**Job:**
Gather all lines in the entries that include the word "this".

**Data supplied:**
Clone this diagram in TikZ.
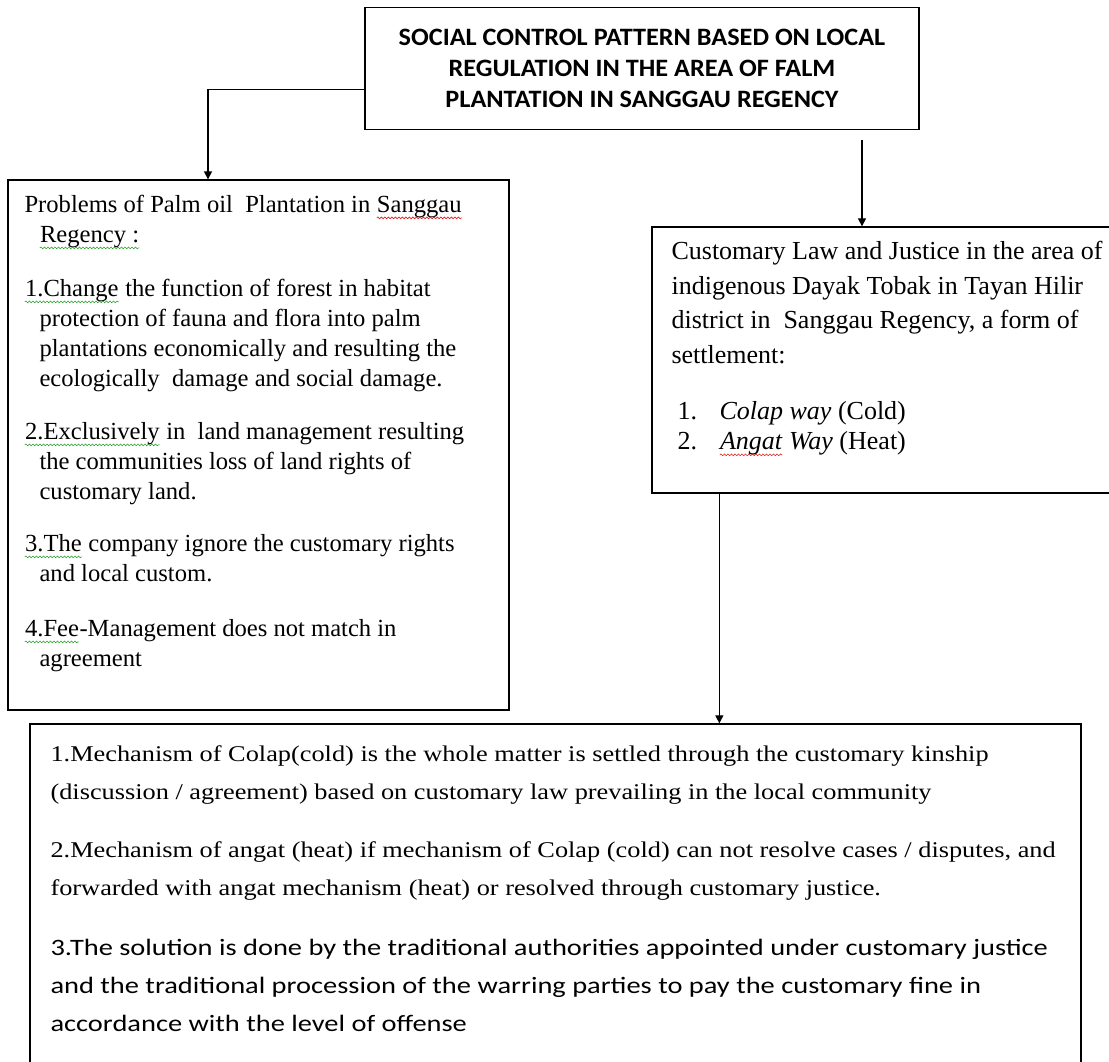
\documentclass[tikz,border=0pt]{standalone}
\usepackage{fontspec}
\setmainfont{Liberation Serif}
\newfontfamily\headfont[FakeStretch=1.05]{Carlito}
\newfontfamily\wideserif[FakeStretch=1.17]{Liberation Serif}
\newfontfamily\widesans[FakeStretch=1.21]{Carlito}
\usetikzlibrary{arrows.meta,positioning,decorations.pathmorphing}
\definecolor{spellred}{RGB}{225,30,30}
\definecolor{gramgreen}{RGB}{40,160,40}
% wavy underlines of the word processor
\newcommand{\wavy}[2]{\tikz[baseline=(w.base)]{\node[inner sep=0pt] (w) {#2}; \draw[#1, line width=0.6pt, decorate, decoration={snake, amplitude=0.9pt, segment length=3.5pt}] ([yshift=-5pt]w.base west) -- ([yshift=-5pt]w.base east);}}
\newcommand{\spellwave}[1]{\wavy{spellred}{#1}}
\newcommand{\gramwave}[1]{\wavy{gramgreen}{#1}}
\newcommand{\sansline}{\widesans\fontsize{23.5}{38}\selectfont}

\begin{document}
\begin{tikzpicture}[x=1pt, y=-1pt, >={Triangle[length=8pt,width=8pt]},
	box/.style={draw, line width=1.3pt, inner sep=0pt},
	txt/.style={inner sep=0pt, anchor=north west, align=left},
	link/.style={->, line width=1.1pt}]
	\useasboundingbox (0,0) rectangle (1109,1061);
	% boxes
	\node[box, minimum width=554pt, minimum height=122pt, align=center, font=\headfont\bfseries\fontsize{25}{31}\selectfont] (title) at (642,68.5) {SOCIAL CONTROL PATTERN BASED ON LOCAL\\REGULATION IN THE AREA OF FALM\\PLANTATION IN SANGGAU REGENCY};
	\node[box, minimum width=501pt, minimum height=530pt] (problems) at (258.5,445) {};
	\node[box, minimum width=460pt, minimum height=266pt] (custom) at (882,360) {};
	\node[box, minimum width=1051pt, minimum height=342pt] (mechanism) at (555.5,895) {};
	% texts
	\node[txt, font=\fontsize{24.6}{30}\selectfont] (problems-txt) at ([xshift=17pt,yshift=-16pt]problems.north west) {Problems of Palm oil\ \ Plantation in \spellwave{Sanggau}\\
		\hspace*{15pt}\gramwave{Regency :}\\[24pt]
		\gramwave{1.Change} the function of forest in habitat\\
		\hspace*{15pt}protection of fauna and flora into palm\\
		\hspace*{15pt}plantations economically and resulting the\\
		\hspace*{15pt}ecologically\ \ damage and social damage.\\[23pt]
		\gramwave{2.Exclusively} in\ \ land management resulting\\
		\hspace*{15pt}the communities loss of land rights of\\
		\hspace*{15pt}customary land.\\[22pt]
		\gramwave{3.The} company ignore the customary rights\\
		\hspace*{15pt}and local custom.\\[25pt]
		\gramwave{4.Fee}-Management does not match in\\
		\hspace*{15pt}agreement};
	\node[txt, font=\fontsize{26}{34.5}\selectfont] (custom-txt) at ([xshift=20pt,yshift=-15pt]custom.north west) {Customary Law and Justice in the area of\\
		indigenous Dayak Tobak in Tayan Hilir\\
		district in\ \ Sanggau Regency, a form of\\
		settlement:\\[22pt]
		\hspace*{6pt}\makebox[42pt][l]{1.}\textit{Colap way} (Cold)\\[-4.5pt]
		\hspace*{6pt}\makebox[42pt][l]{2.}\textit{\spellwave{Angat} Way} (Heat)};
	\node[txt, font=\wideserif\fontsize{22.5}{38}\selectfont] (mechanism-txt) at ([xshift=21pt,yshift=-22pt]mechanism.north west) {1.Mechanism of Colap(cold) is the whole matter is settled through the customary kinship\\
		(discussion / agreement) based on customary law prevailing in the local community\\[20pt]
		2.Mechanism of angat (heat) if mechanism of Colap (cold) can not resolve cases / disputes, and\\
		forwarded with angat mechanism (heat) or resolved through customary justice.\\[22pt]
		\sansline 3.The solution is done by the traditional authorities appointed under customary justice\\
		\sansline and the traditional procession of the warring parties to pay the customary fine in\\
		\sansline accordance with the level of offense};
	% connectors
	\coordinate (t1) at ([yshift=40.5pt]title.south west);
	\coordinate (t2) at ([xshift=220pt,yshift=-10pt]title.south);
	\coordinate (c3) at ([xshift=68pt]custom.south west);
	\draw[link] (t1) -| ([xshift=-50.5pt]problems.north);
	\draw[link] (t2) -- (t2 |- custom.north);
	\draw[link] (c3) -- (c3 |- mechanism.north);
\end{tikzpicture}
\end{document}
==
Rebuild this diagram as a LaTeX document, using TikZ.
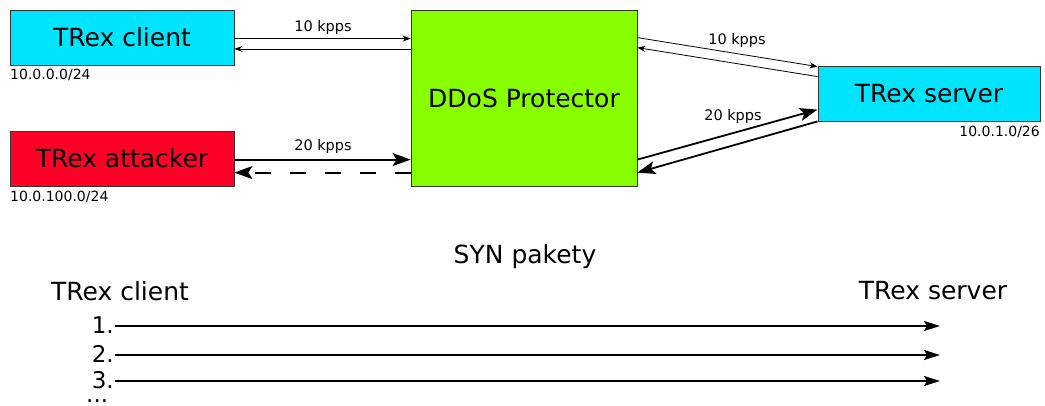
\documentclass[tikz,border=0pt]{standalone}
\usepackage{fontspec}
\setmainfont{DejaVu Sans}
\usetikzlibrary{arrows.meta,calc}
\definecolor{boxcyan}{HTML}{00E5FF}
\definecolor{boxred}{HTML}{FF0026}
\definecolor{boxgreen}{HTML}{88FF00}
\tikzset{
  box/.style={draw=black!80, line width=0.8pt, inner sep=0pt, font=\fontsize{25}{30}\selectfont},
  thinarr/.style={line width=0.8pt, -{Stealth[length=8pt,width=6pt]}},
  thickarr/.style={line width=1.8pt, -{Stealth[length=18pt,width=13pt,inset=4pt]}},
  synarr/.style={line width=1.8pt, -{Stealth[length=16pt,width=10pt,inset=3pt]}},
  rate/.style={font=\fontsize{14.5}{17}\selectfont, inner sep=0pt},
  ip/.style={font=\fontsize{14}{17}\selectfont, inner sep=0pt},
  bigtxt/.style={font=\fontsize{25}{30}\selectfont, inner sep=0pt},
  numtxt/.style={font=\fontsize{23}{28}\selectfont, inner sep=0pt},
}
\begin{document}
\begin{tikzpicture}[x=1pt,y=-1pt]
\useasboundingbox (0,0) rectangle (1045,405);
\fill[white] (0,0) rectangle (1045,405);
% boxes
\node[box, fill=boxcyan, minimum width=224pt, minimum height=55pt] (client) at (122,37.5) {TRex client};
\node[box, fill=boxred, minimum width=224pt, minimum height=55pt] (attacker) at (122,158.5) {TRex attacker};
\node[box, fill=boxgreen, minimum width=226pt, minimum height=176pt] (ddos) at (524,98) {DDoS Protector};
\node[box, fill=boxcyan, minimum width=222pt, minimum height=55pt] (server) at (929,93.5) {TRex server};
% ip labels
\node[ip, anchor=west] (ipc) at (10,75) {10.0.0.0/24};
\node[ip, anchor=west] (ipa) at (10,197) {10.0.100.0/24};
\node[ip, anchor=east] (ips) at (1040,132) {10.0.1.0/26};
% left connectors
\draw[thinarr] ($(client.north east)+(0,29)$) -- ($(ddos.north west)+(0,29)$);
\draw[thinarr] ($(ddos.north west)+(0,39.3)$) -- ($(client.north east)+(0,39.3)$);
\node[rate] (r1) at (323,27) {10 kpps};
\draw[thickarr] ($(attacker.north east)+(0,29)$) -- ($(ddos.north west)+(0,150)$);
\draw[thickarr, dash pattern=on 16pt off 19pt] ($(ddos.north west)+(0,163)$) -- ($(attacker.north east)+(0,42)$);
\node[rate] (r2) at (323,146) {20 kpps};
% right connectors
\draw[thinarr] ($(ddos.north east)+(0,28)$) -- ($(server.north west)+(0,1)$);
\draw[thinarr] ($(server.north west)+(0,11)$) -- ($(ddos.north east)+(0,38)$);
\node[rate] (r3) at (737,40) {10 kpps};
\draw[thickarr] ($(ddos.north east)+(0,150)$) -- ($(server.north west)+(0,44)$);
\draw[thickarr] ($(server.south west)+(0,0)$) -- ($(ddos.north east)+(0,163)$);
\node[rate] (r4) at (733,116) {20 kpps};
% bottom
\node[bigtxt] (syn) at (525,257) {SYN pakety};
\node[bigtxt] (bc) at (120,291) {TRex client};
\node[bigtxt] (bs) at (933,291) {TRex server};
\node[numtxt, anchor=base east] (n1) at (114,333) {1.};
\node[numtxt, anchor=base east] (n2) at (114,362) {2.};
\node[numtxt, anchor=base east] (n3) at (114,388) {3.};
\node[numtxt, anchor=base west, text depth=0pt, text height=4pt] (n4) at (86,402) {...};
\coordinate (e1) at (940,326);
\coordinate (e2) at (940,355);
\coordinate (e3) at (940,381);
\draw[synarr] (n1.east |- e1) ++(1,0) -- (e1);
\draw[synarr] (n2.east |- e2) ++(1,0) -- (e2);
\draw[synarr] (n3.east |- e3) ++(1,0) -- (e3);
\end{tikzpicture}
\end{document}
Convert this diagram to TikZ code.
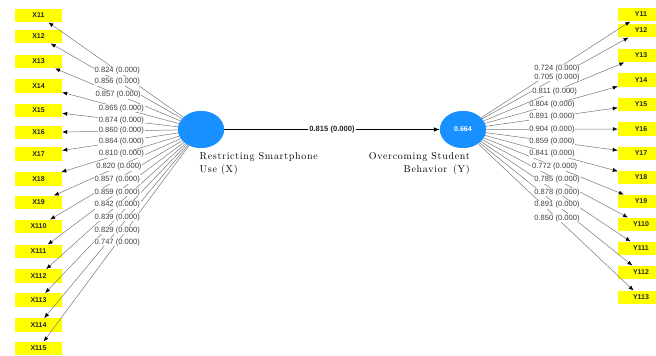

**Solution below:**
Clone this diagram in TikZ.
Rebuild this diagram as a LaTeX document, using TikZ.
Convert this diagram to TikZ code.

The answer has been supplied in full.